= Gabriele Keller =

Computer scientist

Gabriele Cornelia Keller is a computer scientist whose research concerns type systems and data parallelism in functional programming. Educated in Germany, she has worked in Australia, the US, and the Netherlands, where she is Professor of Software Systems at Utrecht University.

==Education and career==
Keller earned a degree in computer science from Technische Universität Berlin in 1995, and after working in the German software industry, completed a doctorate (Dr. Ing. at Technische Universität Berlin in 1999. Her dissertation, Transformation-based Implementation of Nested Data Parallelism for Distributed Memory Machines, was supervised by Stefan Jähnichen.

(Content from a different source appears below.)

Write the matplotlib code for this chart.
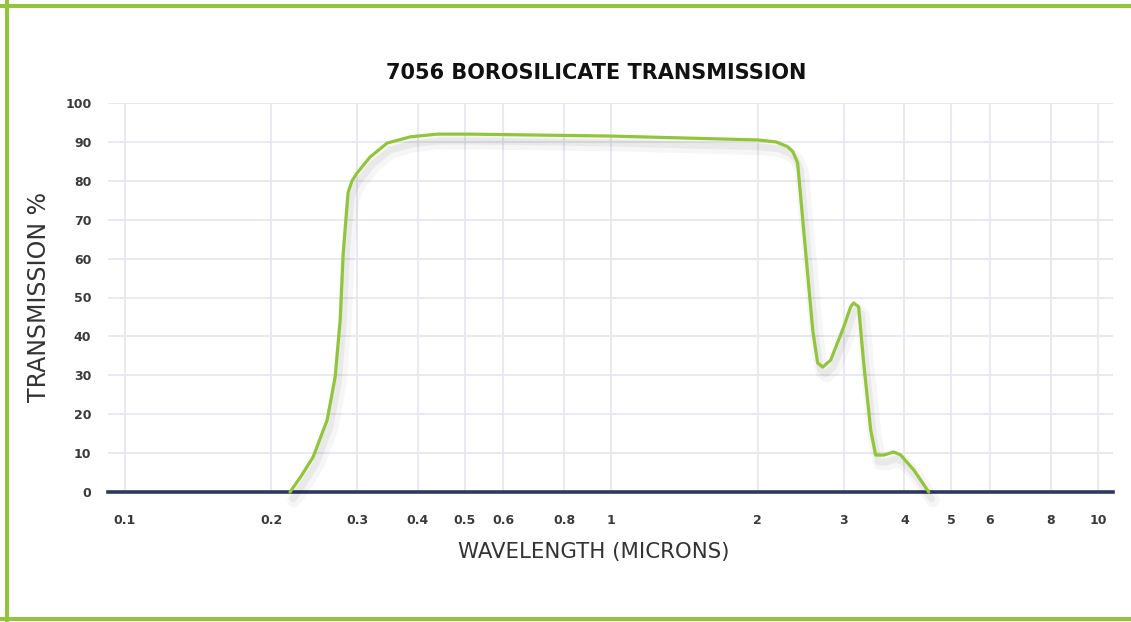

She became a lecturer at the University of Technology Sydney in Australia from 1999 to 2001, when she moved to the University of New South Wales. She was senior lecturer there from 2001 to 2013 (on leave in 2006 as a vice president at Credit Suisse in New York), and associate professor from 2014 to 2018. In 2018, she took her present position at Utrecht University, as Professor of Software Technology.

==Recognition==
Keller's work with Manuel M. T. Chakravarty and Simon Peyton Jones developing a system for type families and type-level programming in Haskell won the Most Influential ICFP Paper Award of ACM SIGPLAN, ten years after its publication in 2005.

==Book==
Keller is an author of the book An Introduction to Computing with Haskell (Pearson, 2002, with Manuel M. T. Chakravarty).